--- Begin TASK INPUT ---

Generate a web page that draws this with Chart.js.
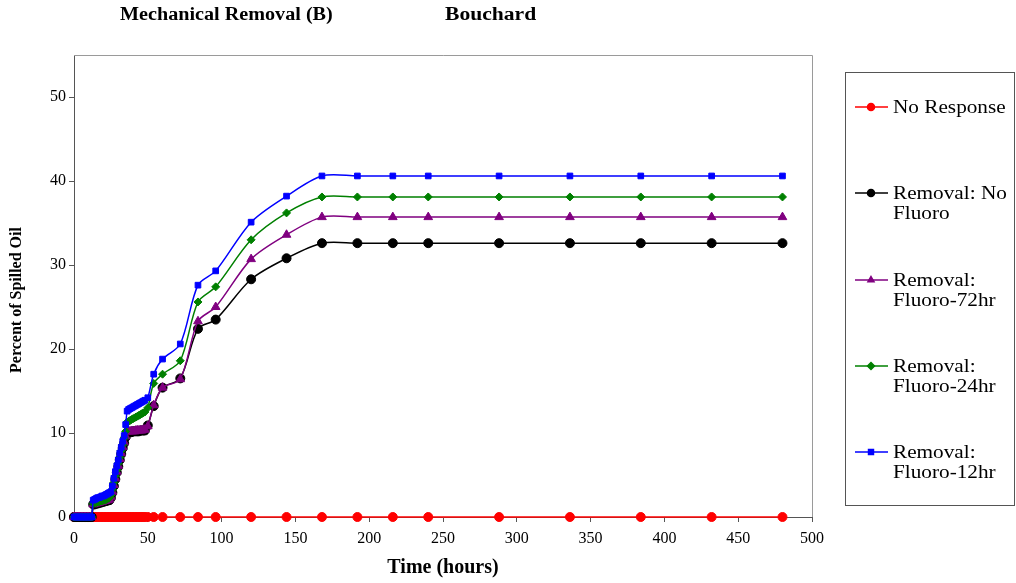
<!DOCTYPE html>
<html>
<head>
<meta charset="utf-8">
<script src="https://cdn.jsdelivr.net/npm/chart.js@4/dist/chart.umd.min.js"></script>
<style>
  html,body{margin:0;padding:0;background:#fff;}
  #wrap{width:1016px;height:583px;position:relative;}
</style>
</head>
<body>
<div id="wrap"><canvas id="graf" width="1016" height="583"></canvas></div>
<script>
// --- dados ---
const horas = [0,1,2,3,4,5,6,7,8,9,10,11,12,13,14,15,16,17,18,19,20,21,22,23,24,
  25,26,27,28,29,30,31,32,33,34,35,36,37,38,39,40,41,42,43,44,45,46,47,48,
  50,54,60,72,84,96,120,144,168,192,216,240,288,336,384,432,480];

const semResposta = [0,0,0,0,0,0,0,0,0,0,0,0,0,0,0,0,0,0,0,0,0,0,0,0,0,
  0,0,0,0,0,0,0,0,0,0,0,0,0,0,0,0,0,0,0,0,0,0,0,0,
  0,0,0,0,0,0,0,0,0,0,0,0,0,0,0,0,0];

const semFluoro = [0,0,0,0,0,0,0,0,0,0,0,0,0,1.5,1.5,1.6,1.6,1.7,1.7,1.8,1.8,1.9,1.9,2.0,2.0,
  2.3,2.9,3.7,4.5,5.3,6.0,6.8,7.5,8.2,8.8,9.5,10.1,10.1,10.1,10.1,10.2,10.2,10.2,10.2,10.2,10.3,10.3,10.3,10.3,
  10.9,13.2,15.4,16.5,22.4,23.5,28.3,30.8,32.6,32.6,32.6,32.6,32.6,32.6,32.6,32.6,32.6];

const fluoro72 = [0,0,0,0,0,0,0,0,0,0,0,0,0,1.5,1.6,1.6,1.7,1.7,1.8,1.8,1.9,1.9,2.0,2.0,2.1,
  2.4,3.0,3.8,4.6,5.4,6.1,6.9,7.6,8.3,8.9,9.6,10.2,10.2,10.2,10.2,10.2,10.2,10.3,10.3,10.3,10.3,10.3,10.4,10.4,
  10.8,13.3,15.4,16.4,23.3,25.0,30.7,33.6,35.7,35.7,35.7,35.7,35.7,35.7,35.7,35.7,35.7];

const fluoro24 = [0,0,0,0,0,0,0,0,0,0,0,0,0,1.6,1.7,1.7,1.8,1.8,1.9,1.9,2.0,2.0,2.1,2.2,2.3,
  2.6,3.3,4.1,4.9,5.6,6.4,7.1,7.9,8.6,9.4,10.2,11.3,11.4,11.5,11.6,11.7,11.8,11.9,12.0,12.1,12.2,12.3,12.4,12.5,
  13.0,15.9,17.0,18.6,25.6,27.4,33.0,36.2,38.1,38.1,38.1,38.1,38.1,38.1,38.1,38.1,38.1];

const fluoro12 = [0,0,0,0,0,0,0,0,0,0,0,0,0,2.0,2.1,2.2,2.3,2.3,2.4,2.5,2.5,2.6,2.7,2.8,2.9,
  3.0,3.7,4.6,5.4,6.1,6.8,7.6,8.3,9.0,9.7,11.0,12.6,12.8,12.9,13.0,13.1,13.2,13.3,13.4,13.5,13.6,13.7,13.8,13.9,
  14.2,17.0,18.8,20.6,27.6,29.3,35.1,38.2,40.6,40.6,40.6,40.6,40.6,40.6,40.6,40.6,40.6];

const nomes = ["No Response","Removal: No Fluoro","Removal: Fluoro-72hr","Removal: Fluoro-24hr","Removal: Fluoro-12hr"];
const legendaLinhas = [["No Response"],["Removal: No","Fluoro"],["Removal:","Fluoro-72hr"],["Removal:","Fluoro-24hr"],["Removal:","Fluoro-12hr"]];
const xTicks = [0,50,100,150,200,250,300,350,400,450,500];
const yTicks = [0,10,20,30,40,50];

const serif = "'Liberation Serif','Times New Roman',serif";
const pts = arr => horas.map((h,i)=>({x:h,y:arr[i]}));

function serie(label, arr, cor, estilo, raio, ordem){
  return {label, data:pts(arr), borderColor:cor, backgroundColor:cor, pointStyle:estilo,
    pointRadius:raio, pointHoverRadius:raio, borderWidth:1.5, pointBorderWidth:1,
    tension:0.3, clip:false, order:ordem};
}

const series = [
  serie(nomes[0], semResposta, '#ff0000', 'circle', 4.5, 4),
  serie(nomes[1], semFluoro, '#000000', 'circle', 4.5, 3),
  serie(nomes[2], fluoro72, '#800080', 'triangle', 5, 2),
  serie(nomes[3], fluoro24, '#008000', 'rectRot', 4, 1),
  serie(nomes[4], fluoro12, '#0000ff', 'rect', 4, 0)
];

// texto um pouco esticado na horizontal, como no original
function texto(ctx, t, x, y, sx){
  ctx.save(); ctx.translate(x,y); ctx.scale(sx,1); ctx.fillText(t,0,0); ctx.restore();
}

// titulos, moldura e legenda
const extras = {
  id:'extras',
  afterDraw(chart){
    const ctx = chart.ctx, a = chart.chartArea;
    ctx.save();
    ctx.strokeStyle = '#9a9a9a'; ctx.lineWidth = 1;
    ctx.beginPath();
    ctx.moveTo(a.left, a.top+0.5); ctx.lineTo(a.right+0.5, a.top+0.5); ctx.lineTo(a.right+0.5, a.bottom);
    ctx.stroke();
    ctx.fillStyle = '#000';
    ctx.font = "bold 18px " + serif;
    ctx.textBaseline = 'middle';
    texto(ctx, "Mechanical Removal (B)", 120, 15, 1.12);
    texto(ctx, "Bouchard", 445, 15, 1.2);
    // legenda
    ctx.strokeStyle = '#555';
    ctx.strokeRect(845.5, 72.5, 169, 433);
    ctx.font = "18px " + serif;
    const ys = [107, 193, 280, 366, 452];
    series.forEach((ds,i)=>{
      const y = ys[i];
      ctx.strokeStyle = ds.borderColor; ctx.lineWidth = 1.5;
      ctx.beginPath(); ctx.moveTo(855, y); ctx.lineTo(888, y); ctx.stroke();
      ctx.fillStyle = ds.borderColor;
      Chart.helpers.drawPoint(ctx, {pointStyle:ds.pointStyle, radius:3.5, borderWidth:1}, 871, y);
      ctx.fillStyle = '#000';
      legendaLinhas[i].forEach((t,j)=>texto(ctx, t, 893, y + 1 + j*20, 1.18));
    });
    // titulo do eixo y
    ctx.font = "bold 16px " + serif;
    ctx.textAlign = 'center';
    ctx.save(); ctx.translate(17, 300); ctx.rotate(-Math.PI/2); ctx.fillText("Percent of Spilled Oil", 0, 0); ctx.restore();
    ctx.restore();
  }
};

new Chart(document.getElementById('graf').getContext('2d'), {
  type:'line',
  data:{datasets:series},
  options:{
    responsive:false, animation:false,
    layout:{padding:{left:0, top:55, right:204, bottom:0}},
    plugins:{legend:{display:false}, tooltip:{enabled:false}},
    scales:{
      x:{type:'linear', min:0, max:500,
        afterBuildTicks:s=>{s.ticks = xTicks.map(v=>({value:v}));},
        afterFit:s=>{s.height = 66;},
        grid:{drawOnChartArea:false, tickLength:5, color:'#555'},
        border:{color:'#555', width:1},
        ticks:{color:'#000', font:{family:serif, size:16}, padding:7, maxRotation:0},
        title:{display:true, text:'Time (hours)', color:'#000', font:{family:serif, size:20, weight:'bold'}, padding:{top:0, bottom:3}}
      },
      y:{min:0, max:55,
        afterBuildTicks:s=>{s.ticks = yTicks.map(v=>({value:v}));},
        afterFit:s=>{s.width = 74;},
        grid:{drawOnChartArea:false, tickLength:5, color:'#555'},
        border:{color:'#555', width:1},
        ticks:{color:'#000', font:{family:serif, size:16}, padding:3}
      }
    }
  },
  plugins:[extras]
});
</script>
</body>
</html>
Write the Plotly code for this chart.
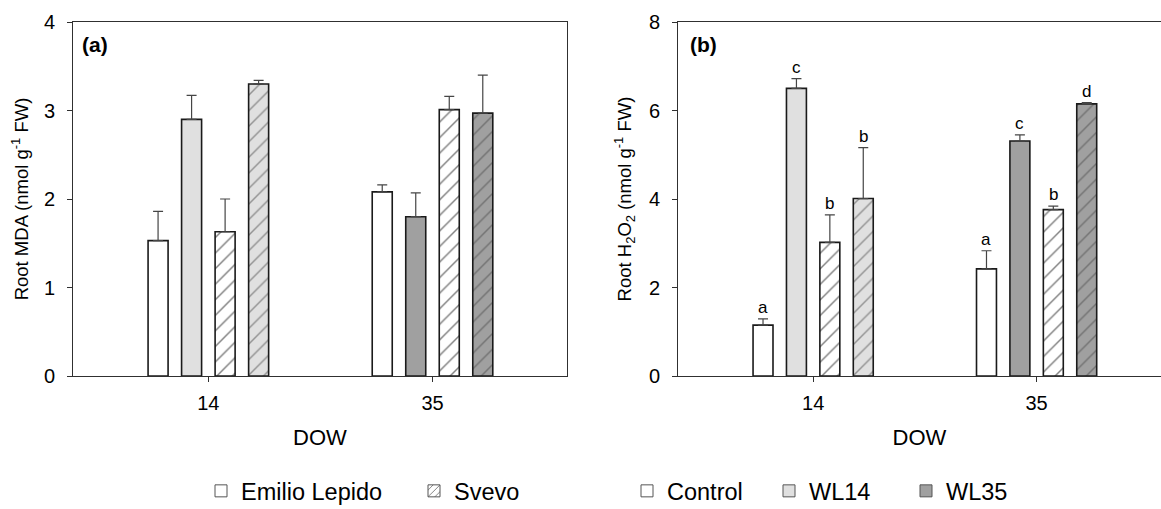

--- End TASK INPUT ---

SET PROBLEM: Print each line of the material above exactly, with the pictures removed from your copy.

PROBLEM SOLUTION:
Generate a web page that draws this with Chart.js.
<!DOCTYPE html>
<html>
<head>
<meta charset="utf-8">
<script src="https://cdn.jsdelivr.net/npm/chart.js@4/dist/chart.umd.min.js"></script>
<style>
  html,body{margin:0;padding:0;background:#fff;}
  #wrap{width:1016px;height:583px;position:relative;}
</style>
</head>
<body>
<div id="wrap"><canvas id="graf" width="1016" height="583"></canvas></div>
<script>
// --- dados ---
const horas = [0,1,2,3,4,5,6,7,8,9,10,11,12,13,14,15,16,17,18,19,20,21,22,23,24,
  25,26,27,28,29,30,31,32,33,34,35,36,37,38,39,40,41,42,43,44,45,46,47,48,
  50,54,60,72,84,96,120,144,168,192,216,240,288,336,384,432,480];

const semResposta = [0,0,0,0,0,0,0,0,0,0,0,0,0,0,0,0,0,0,0,0,0,0,0,0,0,
  0,0,0,0,0,0,0,0,0,0,0,0,0,0,0,0,0,0,0,0,0,0,0,0,
  0,0,0,0,0,0,0,0,0,0,0,0,0,0,0,0,0];

const semFluoro = [0,0,0,0,0,0,0,0,0,0,0,0,0,1.5,1.5,1.6,1.6,1.7,1.7,1.8,1.8,1.9,1.9,2.0,2.0,
  2.3,2.9,3.7,4.5,5.3,6.0,6.8,7.5,8.2,8.8,9.5,10.1,10.1,10.1,10.1,10.2,10.2,10.2,10.2,10.2,10.3,10.3,10.3,10.3,
  10.9,13.2,15.4,16.5,22.4,23.5,28.3,30.8,32.6,32.6,32.6,32.6,32.6,32.6,32.6,32.6,32.6];

const fluoro72 = [0,0,0,0,0,0,0,0,0,0,0,0,0,1.5,1.6,1.6,1.7,1.7,1.8,1.8,1.9,1.9,2.0,2.0,2.1,
  2.4,3.0,3.8,4.6,5.4,6.1,6.9,7.6,8.3,8.9,9.6,10.2,10.2,10.2,10.2,10.2,10.2,10.3,10.3,10.3,10.3,10.3,10.4,10.4,
  10.8,13.3,15.4,16.4,23.3,25.0,30.7,33.6,35.7,35.7,35.7,35.7,35.7,35.7,35.7,35.7,35.7];

const fluoro24 = [0,0,0,0,0,0,0,0,0,0,0,0,0,1.6,1.7,1.7,1.8,1.8,1.9,1.9,2.0,2.0,2.1,2.2,2.3,
  2.6,3.3,4.1,4.9,5.6,6.4,7.1,7.9,8.6,9.4,10.2,11.3,11.4,11.5,11.6,11.7,11.8,11.9,12.0,12.1,12.2,12.3,12.4,12.5,
  13.0,15.9,17.0,18.6,25.6,27.4,33.0,36.2,38.1,38.1,38.1,38.1,38.1,38.1,38.1,38.1,38.1];

const fluoro12 = [0,0,0,0,0,0,0,0,0,0,0,0,0,2.0,2.1,2.2,2.3,2.3,2.4,2.5,2.5,2.6,2.7,2.8,2.9,
  3.0,3.7,4.6,5.4,6.1,6.8,7.6,8.3,9.0,9.7,11.0,12.6,12.8,12.9,13.0,13.1,13.2,13.3,13.4,13.5,13.6,13.7,13.8,13.9,
  14.2,17.0,18.8,20.6,27.6,29.3,35.1,38.2,40.6,40.6,40.6,40.6,40.6,40.6,40.6,40.6,40.6];

const nomes = ["No Response","Removal: No Fluoro","Removal: Fluoro-72hr","Removal: Fluoro-24hr","Removal: Fluoro-12hr"];
const legendaLinhas = [["No Response"],["Removal: No","Fluoro"],["Removal:","Fluoro-72hr"],["Removal:","Fluoro-24hr"],["Removal:","Fluoro-12hr"]];
const xTicks = [0,50,100,150,200,250,300,350,400,450,500];
const yTicks = [0,10,20,30,40,50];

const serif = "'Liberation Serif','Times New Roman',serif";
const pts = arr => horas.map((h,i)=>({x:h,y:arr[i]}));

function serie(label, arr, cor, estilo, raio, ordem){
  return {label, data:pts(arr), borderColor:cor, backgroundColor:cor, pointStyle:estilo,
    pointRadius:raio, pointHoverRadius:raio, borderWidth:1.5, pointBorderWidth:1,
    tension:0.3, clip:false, order:ordem};
}

const series = [
  serie(nomes[0], semResposta, '#ff0000', 'circle', 4.5, 4),
  serie(nomes[1], semFluoro, '#000000', 'circle', 4.5, 3),
  serie(nomes[2], fluoro72, '#800080', 'triangle', 5, 2),
  serie(nomes[3], fluoro24, '#008000', 'rectRot', 4, 1),
  serie(nomes[4], fluoro12, '#0000ff', 'rect', 4, 0)
];

// texto um pouco esticado na horizontal, como no original
function texto(ctx, t, x, y, sx){
  ctx.save(); ctx.translate(x,y); ctx.scale(sx,1); ctx.fillText(t,0,0); ctx.restore();
}

// titulos, moldura e legenda
const extras = {
  id:'extras',
  afterDraw(chart){
    const ctx = chart.ctx, a = chart.chartArea;
    ctx.save();
    ctx.strokeStyle = '#9a9a9a'; ctx.lineWidth = 1;
    ctx.beginPath();
    ctx.moveTo(a.left, a.top+0.5); ctx.lineTo(a.right+0.5, a.top+0.5); ctx.lineTo(a.right+0.5, a.bottom);
    ctx.stroke();
    ctx.fillStyle = '#000';
    ctx.font = "bold 18px " + serif;
    ctx.textBaseline = 'middle';
    texto(ctx, "Mechanical Removal (B)", 120, 15, 1.12);
    texto(ctx, "Bouchard", 445, 15, 1.2);
    // legenda
    ctx.strokeStyle = '#555';
    ctx.strokeRect(845.5, 72.5, 169, 433);
    ctx.font = "18px " + serif;
    const ys = [107, 193, 280, 366, 452];
    series.forEach((ds,i)=>{
      const y = ys[i];
      ctx.strokeStyle = ds.borderColor; ctx.lineWidth = 1.5;
      ctx.beginPath(); ctx.moveTo(855, y); ctx.lineTo(888, y); ctx.stroke();
      ctx.fillStyle = ds.borderColor;
      Chart.helpers.drawPoint(ctx, {pointStyle:ds.pointStyle, radius:3.5, borderWidth:1}, 871, y);
      ctx.fillStyle = '#000';
      legendaLinhas[i].forEach((t,j)=>texto(ctx, t, 893, y + 1 + j*20, 1.18));
    });
    // titulo do eixo y
    ctx.font = "bold 16px " + serif;
    ctx.textAlign = 'center';
    ctx.save(); ctx.translate(17, 300); ctx.rotate(-Math.PI/2); ctx.fillText("Percent of Spilled Oil", 0, 0); ctx.restore();
    ctx.restore();
  }
};

new Chart(document.getElementById('graf').getContext('2d'), {
  type:'line',
  data:{datasets:series},
  options:{
    responsive:false, animation:false,
    layout:{padding:{left:0, top:55, right:204, bottom:0}},
    plugins:{legend:{display:false}, tooltip:{enabled:false}},
    scales:{
      x:{type:'linear', min:0, max:500,
        afterBuildTicks:s=>{s.ticks = xTicks.map(v=>({value:v}));},
        afterFit:s=>{s.height = 66;},
        grid:{drawOnChartArea:false, tickLength:5, color:'#555'},
        border:{color:'#555', width:1},
        ticks:{color:'#000', font:{family:serif, size:16}, padding:7, maxRotation:0},
        title:{display:true, text:'Time (hours)', color:'#000', font:{family:serif, size:20, weight:'bold'}, padding:{top:0, bottom:3}}
      },
      y:{min:0, max:55,
        afterBuildTicks:s=>{s.ticks = yTicks.map(v=>({value:v}));},
        afterFit:s=>{s.width = 74;},
        grid:{drawOnChartArea:false, tickLength:5, color:'#555'},
        border:{color:'#555', width:1},
        ticks:{color:'#000', font:{family:serif, size:16}, padding:3}
      }
    }
  },
  plugins:[extras]
});
</script>
</body>
</html>
Write the Plotly code for this chart.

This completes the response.